Tuesday, May 02, 2006


JH: Certainly. I do like Jeff Koons' sculpture, which I think is called "Puppy" - over 40-feet tall and made of living flowers - something like a more whimsical instance of Ian Hamilton Finlay. Speaking of the essence of poetry, and, going back a bit, of translation, what are your thoughts on prose translations of lineated poems? I don't know how far back this goes - but Nerval was doing it in the middle of the 19th century in his translations of Goethe and Heine. Nerval writes (I'm getting all this from the Penguin selected writings of Nerval, edited by Richard Sieburth) that the essence of poetry is what can be transmitted via prose (prose translation, and paraphrase could be a synonym for translation, yes?)! This I found a bit alarming - poetry as not what survives translation but as what can be translated, and into prose at that. To me, poetry is in the order of the words as much as the words themselves, with punctuation playing a crucial part. If the poetry is lineated, I feel the translation should preserve the lines, in number and enjambment. Always having the original text next to the translation is indispensable to the reading of a translated poem, as it shows where the translator has added or removed words, punctuation, and lines. But this remark of Nerval suggests that poetry is ideally an earlier draft for prose. And indeed, poetry/song comes before prose in the development of a civilization - could it be that poetry stops before prose? Poetry plus more time would always be prose? Why then does a poem refuse to be prose to begin with? Why the halt? I'm using prose here in the simplest sense, as in the newspaper, this blog entry, and not in the sense of a string of words that fail to have a rhythm or quiddity of poetry. Is prose only a shape, or, more accurately, a lack of shape? The words are the thing?
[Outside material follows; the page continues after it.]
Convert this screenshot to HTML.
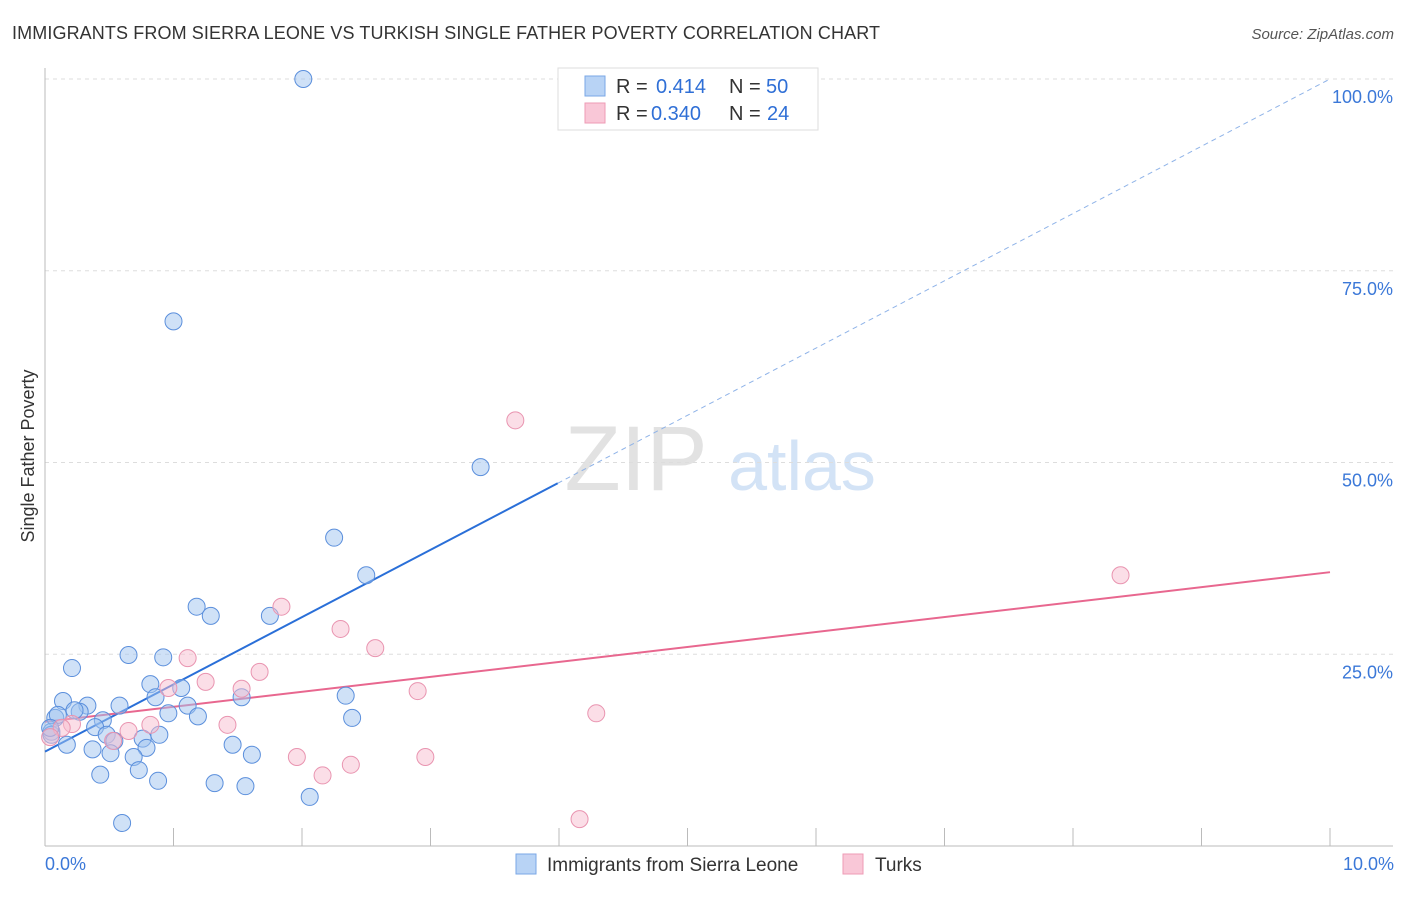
<!DOCTYPE html>
<html><head><meta charset="utf-8">
<style>
body{margin:0;background:#fff;font-family:"Liberation Sans",sans-serif;}
svg text{font-family:"Liberation Sans",sans-serif;}
</style></head>
<body>
<svg id="chart" width="1406" height="892">
<text x="12" y="39" font-size="18" fill="#333" textLength="868">IMMIGRANTS FROM SIERRA LEONE VS TURKISH SINGLE FATHER POVERTY CORRELATION CHART</text>
<text x="1394" y="39" font-size="15" fill="#555" font-style="italic" text-anchor="end">Source: ZipAtlas.com</text>
<text x="34" y="456" font-size="18" fill="#333" transform="rotate(-90 34 456)" text-anchor="middle">Single Father Poverty</text>
<g>
<text x="636" y="490" font-size="92" fill="#e2e2e2" font-family="Liberation Serif" text-anchor="middle">ZIP</text>
<text x="802" y="490" font-size="70" fill="#d3e3f6" text-anchor="middle">atlas</text>
</g>
<g id="grid"></g>
<g id="lines"></g>
<g id="points"></g>
<g>
<rect x="558" y="68" width="260" height="62" fill="#fff" stroke="#ddd"/>
<rect x="585" y="76" width="20" height="20" fill="#b8d3f5" stroke="#7aa7e6"/>
<rect x="585" y="103" width="20" height="20" fill="#f9c7d7" stroke="#ee9bb5"/>
<text x="616" y="93" font-size="20" fill="#333">R =</text>
<text x="656" y="93" font-size="20" fill="#2f6fd6">0.414</text>
<text x="729" y="93" font-size="20" fill="#333">N =</text>
<text x="766" y="93" font-size="20" fill="#2f6fd6">50</text>
<text x="616" y="120" font-size="20" fill="#333">R =</text>
<text x="651" y="120" font-size="20" fill="#2f6fd6">0.340</text>
<text x="729" y="120" font-size="20" fill="#333">N =</text>
<text x="767" y="120" font-size="20" fill="#2f6fd6">24</text>
</g>
<g>
<rect x="516" y="854" width="20" height="20" fill="#b8d3f5" stroke="#7aa7e6"/>
<text x="547" y="871" font-size="19" fill="#333">Immigrants from Sierra Leone</text>
<rect x="843" y="854" width="20" height="20" fill="#f9c7d7" stroke="#ee9bb5"/>
<text x="875" y="871" font-size="19" fill="#333">Turks</text>
</g>
<text x="45" y="870" font-size="18" fill="#3b78d8">0.0%</text>
<text x="1394" y="870" font-size="18" fill="#3b78d8" text-anchor="end">10.0%</text>
</svg>
<script>
const yTicks=[25,50,75,100];
const yTickLabels=["25.0%","50.0%","75.0%","100.0%"];
const xTicks=[0,1,2,3,4,5,6,7,8,9,10];
const blueX=[2.01,1.00,3.39,2.25,2.50,1.18,1.29,1.75,0.65,0.92,0.21,0.82,1.06,0.86,2.34,1.53,0.14,0.33,0.58,1.11,0.27,0.96,1.19,0.08,0.45,2.39,0.39,0.05,0.48,0.76,0.54,0.17,1.46,0.37,0.79,0.51,1.61,0.69,0.73,0.43,0.88,1.32,1.56,2.06,0.60,0.05,0.10,0.23,0.89,0.04];
const blueY=[100,68.4,49.4,40.2,35.3,31.2,30.0,30.0,24.9,24.6,23.2,21.1,20.6,19.4,19.6,19.4,18.9,18.3,18.3,18.3,17.5,17.3,16.9,16.7,16.4,16.7,15.5,14.9,14.5,14.0,13.7,13.2,13.2,12.6,12.8,12.1,11.9,11.6,9.9,9.3,8.5,8.2,7.8,6.4,3.0,14.5,17.1,17.7,14.5,15.4];
const pinkX=[3.66,8.37,1.84,2.30,2.57,1.11,1.67,1.25,1.53,0.96,2.90,4.29,0.82,1.42,0.21,0.65,0.13,0.53,1.96,2.96,2.38,2.16,4.16,0.04];
const pinkY=[55.5,35.3,31.2,28.3,25.8,24.5,22.7,21.4,20.5,20.6,20.2,17.3,15.8,15.8,15.9,15.0,15.4,13.7,11.6,11.6,10.6,9.2,3.5,14.2];
const blueTrend=[12.3,100];
const pinkTrend=[16.2,35.7];
const NS="http://www.w3.org/2000/svg";
const sx=v=>45+v*128.5;
const sy=v=>846-v*7.67;
function mk(tag,attrs,parent){const e=document.createElementNS(NS,tag);for(const k in attrs)e.setAttribute(k,attrs[k]);parent.appendChild(e);return e;}
const grid=document.getElementById('grid');
yTicks.forEach((t,i)=>{
  const l=mk('line',{x1:45,x2:1393,y1:sy(t),y2:sy(t),stroke:'#ddd','stroke-dasharray':'4,4'},grid);
  
  
  const tx=mk('text',{x:1393,y:sy(t)+24,'font-size':18,fill:'#3b78d8','text-anchor':'end'},grid);
  tx.textContent=yTickLabels[i];
  
  
});
const ax=mk('line',{x1:45,x2:45,y1:68,y2:846,stroke:'#bbb'},grid);


const bx=mk('line',{x1:45,x2:1393,y1:846,y2:846,stroke:'#bbb'},grid);


xTicks.forEach(t=>{
  const l=mk('line',{x1:sx(t),x2:sx(t),y1:828,y2:846,stroke:'#bbb'},grid);
  
  
});
const lines=document.getElementById('lines');
const b1=mk('line',{x1:sx(0),y1:sy(blueTrend[0]),x2:sx(3.99),y2:sy(blueTrend[0]+(blueTrend[1]-blueTrend[0])*0.399),stroke:'#2a6fd8','stroke-width':2},lines);


const b2=mk('line',{x1:sx(3.99),y1:sy(blueTrend[0]+(blueTrend[1]-blueTrend[0])*0.399),x2:sx(10),y2:sy(blueTrend[1]),stroke:'#8fb3e8','stroke-width':1,'stroke-dasharray':'5,4'},lines);


const p1=mk('line',{x1:sx(0),y1:sy(pinkTrend[0]),x2:sx(10),y2:sy(pinkTrend[1]),stroke:'#e8678f','stroke-width':2},lines);


const pts=document.getElementById('points');
blueX.forEach((x,i)=>{
  const c=mk('circle',{cx:sx(x),cy:sy(blueY[i]),r:8.5,fill:'rgba(160,195,240,0.5)',stroke:'#5b8fdc','stroke-width':1},pts);
  
  
});
pinkX.forEach((x,i)=>{
  const c=mk('circle',{cx:sx(x),cy:sy(pinkY[i]),r:8.5,fill:'rgba(248,190,208,0.5)',stroke:'#e994b0','stroke-width':1},pts);
  
  
});
</script>
</body></html>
AHB: Seem like Nerval got it bass ackwards, and I'd say that to his face. For one thing, you lose the music that the poet heard. Which'll pretty much happen with any translation. Lineated poetry admits to different strictures than does prose, so there's a serious skew there. I too would take the prose (or any) translation if I also get the original, with which I might also tussle. And you're right, Nerval's idea suggests that poetry is a draft of prose. That prose being, I guess, what you would explain to your therapist. That's like so Harold Bloom. There is something about the shape of poetry, that it gets to play about the page differently than prose. Which almost says that prose indeed is about just the words. When I committed to prose myself (it was a solemn rite), it was something about not always being convinced by poetic form. You can think of a sonnet, that the poet is forcing the words into that box. I wondered long ago why so many poems by Robert Bly were made of numbered sections, usually three sections. I don't think he considered his form (the dope), it was some bland necessity, like voting the Republican ticket. So I allowed myself to write my poems in prose. And while I try to Strunk and White that prose, I also accept disjunction and “errors in good English” as poetic means. And yes, the words are the thing. Still, in prose, you pass over words. You don't stop at the word of and wonder what the heck it means. Whereas in poetry... Zukofsky's poem “The” (“the desire of towing”) forces (or suggests to) the reader to look at the determiner. Poetry has no alluvials. But you tell me: why does poetry refuse to be prose?